* INPUT
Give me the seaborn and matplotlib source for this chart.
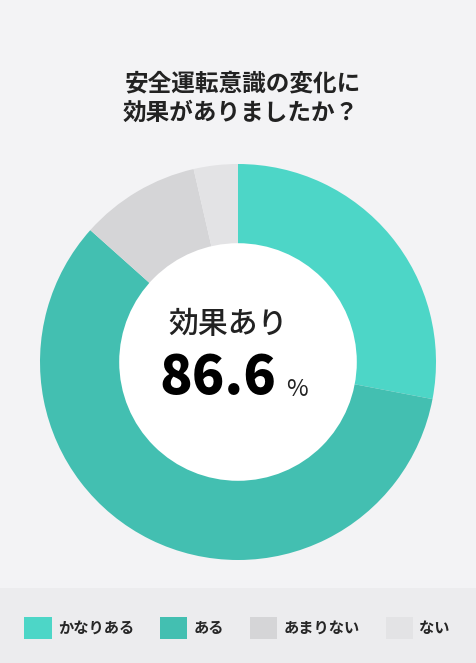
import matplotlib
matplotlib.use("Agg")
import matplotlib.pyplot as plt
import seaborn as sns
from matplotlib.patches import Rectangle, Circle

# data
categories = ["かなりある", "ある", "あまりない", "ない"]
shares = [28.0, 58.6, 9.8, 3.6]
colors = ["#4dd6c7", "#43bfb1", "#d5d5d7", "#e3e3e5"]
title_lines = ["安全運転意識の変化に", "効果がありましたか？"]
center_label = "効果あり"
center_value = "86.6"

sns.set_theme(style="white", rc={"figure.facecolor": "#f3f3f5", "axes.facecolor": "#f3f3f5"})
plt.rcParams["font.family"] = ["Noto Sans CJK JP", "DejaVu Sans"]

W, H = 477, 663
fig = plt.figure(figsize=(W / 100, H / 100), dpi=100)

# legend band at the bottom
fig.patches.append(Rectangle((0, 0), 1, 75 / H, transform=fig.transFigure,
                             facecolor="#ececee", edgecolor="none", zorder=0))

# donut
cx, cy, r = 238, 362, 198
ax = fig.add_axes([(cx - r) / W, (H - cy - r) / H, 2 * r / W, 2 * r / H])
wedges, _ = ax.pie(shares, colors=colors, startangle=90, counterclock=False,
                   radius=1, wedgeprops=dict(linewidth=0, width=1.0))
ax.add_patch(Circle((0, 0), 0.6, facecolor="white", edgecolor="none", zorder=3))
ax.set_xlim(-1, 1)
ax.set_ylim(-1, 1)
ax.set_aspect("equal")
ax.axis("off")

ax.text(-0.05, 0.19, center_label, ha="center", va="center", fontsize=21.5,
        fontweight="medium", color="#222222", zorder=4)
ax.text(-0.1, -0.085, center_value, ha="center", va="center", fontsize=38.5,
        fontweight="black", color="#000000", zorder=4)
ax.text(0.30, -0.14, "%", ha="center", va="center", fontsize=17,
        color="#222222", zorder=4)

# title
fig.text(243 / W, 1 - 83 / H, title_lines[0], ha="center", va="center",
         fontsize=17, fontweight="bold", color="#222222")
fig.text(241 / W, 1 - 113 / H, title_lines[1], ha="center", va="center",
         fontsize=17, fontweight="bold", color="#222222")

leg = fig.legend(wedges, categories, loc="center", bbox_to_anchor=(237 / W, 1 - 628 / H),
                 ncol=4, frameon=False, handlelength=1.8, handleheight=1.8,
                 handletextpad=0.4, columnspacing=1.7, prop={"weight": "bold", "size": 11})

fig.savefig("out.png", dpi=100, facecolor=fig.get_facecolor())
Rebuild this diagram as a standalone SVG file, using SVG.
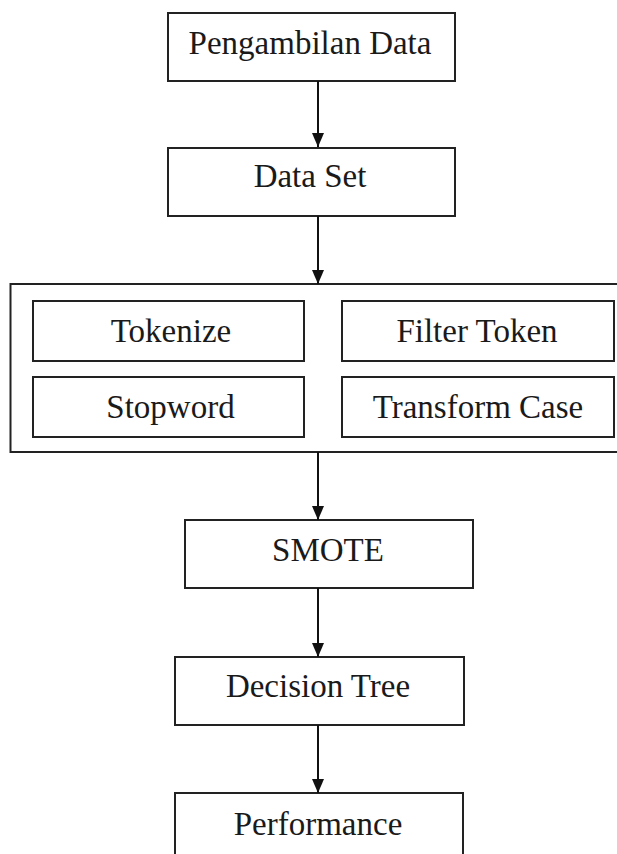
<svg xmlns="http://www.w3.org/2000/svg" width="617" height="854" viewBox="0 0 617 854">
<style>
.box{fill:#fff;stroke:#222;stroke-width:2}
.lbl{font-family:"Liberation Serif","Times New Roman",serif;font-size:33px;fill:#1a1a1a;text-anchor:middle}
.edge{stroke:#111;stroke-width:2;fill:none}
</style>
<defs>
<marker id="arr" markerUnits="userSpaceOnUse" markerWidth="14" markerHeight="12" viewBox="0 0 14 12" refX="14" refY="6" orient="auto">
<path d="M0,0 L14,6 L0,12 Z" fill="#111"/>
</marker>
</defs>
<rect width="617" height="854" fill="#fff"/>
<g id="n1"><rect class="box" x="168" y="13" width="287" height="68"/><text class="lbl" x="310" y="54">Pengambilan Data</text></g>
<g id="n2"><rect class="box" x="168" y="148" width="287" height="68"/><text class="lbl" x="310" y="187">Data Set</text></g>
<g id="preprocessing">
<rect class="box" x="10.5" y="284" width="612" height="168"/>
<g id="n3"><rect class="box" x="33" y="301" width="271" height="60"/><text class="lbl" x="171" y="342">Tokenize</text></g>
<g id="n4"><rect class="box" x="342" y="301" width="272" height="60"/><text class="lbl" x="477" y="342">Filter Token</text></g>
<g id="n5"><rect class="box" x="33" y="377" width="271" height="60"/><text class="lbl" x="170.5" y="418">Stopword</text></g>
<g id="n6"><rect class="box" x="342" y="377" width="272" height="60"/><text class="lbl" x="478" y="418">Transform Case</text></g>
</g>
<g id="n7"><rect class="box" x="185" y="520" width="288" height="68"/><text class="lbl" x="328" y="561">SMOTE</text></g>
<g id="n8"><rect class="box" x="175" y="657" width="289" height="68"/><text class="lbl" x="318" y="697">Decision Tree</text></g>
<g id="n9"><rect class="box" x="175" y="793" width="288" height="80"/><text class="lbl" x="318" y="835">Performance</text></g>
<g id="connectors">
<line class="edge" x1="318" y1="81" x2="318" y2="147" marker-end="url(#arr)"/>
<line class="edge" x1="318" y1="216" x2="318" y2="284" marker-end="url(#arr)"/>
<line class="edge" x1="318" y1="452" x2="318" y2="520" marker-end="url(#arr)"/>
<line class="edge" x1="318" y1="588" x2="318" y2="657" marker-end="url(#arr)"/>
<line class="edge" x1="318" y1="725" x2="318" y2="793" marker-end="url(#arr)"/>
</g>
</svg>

* WHAT IS NEEDED
All of the lines above should be printed exactly, minus the pictures.

* OUTPUT FOR THIS TASK
Give me the seaborn and matplotlib source for this chart.
import matplotlib
matplotlib.use("Agg")
import matplotlib.pyplot as plt
import seaborn as sns
from matplotlib.patches import Rectangle, Circle

# data
categories = ["かなりある", "ある", "あまりない", "ない"]
shares = [28.0, 58.6, 9.8, 3.6]
colors = ["#4dd6c7", "#43bfb1", "#d5d5d7", "#e3e3e5"]
title_lines = ["安全運転意識の変化に", "効果がありましたか？"]
center_label = "効果あり"
center_value = "86.6"

sns.set_theme(style="white", rc={"figure.facecolor": "#f3f3f5", "axes.facecolor": "#f3f3f5"})
plt.rcParams["font.family"] = ["Noto Sans CJK JP", "DejaVu Sans"]

W, H = 477, 663
fig = plt.figure(figsize=(W / 100, H / 100), dpi=100)

# legend band at the bottom
fig.patches.append(Rectangle((0, 0), 1, 75 / H, transform=fig.transFigure,
                             facecolor="#ececee", edgecolor="none", zorder=0))

# donut
cx, cy, r = 238, 362, 198
ax = fig.add_axes([(cx - r) / W, (H - cy - r) / H, 2 * r / W, 2 * r / H])
wedges, _ = ax.pie(shares, colors=colors, startangle=90, counterclock=False,
                   radius=1, wedgeprops=dict(linewidth=0, width=1.0))
ax.add_patch(Circle((0, 0), 0.6, facecolor="white", edgecolor="none", zorder=3))
ax.set_xlim(-1, 1)
ax.set_ylim(-1, 1)
ax.set_aspect("equal")
ax.axis("off")

ax.text(-0.05, 0.19, center_label, ha="center", va="center", fontsize=21.5,
        fontweight="medium", color="#222222", zorder=4)
ax.text(-0.1, -0.085, center_value, ha="center", va="center", fontsize=38.5,
        fontweight="black", color="#000000", zorder=4)
ax.text(0.30, -0.14, "%", ha="center", va="center", fontsize=17,
        color="#222222", zorder=4)

# title
fig.text(243 / W, 1 - 83 / H, title_lines[0], ha="center", va="center",
         fontsize=17, fontweight="bold", color="#222222")
fig.text(241 / W, 1 - 113 / H, title_lines[1], ha="center", va="center",
         fontsize=17, fontweight="bold", color="#222222")

leg = fig.legend(wedges, categories, loc="center", bbox_to_anchor=(237 / W, 1 - 628 / H),
                 ncol=4, frameon=False, handlelength=1.8, handleheight=1.8,
                 handletextpad=0.4, columnspacing=1.7, prop={"weight": "bold", "size": 11})

fig.savefig("out.png", dpi=100, facecolor=fig.get_facecolor())
Rebuild this diagram as a standalone SVG file, using SVG.
<svg xmlns="http://www.w3.org/2000/svg" width="617" height="854" viewBox="0 0 617 854">
<style>
.box{fill:#fff;stroke:#222;stroke-width:2}
.lbl{font-family:"Liberation Serif","Times New Roman",serif;font-size:33px;fill:#1a1a1a;text-anchor:middle}
.edge{stroke:#111;stroke-width:2;fill:none}
</style>
<defs>
<marker id="arr" markerUnits="userSpaceOnUse" markerWidth="14" markerHeight="12" viewBox="0 0 14 12" refX="14" refY="6" orient="auto">
<path d="M0,0 L14,6 L0,12 Z" fill="#111"/>
</marker>
</defs>
<rect width="617" height="854" fill="#fff"/>
<g id="n1"><rect class="box" x="168" y="13" width="287" height="68"/><text class="lbl" x="310" y="54">Pengambilan Data</text></g>
<g id="n2"><rect class="box" x="168" y="148" width="287" height="68"/><text class="lbl" x="310" y="187">Data Set</text></g>
<g id="preprocessing">
<rect class="box" x="10.5" y="284" width="612" height="168"/>
<g id="n3"><rect class="box" x="33" y="301" width="271" height="60"/><text class="lbl" x="171" y="342">Tokenize</text></g>
<g id="n4"><rect class="box" x="342" y="301" width="272" height="60"/><text class="lbl" x="477" y="342">Filter Token</text></g>
<g id="n5"><rect class="box" x="33" y="377" width="271" height="60"/><text class="lbl" x="170.5" y="418">Stopword</text></g>
<g id="n6"><rect class="box" x="342" y="377" width="272" height="60"/><text class="lbl" x="478" y="418">Transform Case</text></g>
</g>
<g id="n7"><rect class="box" x="185" y="520" width="288" height="68"/><text class="lbl" x="328" y="561">SMOTE</text></g>
<g id="n8"><rect class="box" x="175" y="657" width="289" height="68"/><text class="lbl" x="318" y="697">Decision Tree</text></g>
<g id="n9"><rect class="box" x="175" y="793" width="288" height="80"/><text class="lbl" x="318" y="835">Performance</text></g>
<g id="connectors">
<line class="edge" x1="318" y1="81" x2="318" y2="147" marker-end="url(#arr)"/>
<line class="edge" x1="318" y1="216" x2="318" y2="284" marker-end="url(#arr)"/>
<line class="edge" x1="318" y1="452" x2="318" y2="520" marker-end="url(#arr)"/>
<line class="edge" x1="318" y1="588" x2="318" y2="657" marker-end="url(#arr)"/>
<line class="edge" x1="318" y1="725" x2="318" y2="793" marker-end="url(#arr)"/>
</g>
</svg>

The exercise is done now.